Pakistani novelist Kamila Shamsie brandishes her writer's passport and asks if it necessary for a writer to travel widely in order to unleash their imagination - or can they explore universal human experience wherever it occurs? Is a writer's internal freedom of the mind enough?
Benjamin Markovits considers the freedom of the immigrant in Britain.
Half-German, half-American, part-Christian, part-Jewish, Ben has never felt fully rooted in a single culture or completely implicated in the society around him.
To many, this might sound like the crisis of modern immigration: a failure to integrate.
But for Ben the writer, there is freedom in being rootless in a new place - a freedom which is far from the isolation it is often associated with.

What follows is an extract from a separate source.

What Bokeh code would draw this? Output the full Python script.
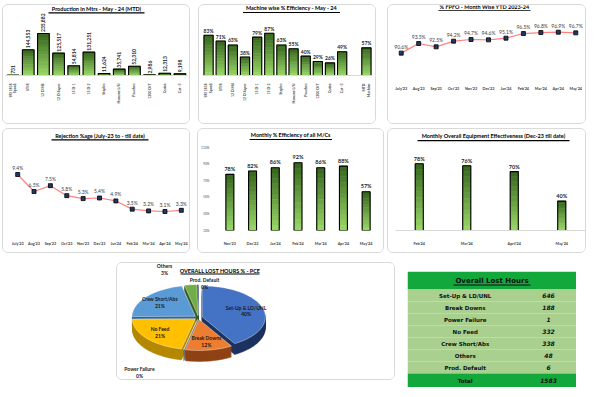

Ukrainian novelist Andrei Kourkov - famed for his often surreal and blackly comic evocation of post-Soviet reality - reflects on the meaning of freedom in his home country both before and after the collapse of Communism.
Richard Rai O'Neill reflects on the Romany philosophy of freedom - both the ideal and the reality.
Born into a large Romany family in 1962, Richard's grandmother taught him that a Romany life was about freedom in order to enjoy health and love.
He also explores a more pragmatic aspect to Romany philosophy that says that in a tough financial period, it's time to move on to a different place as a new place brings new luck.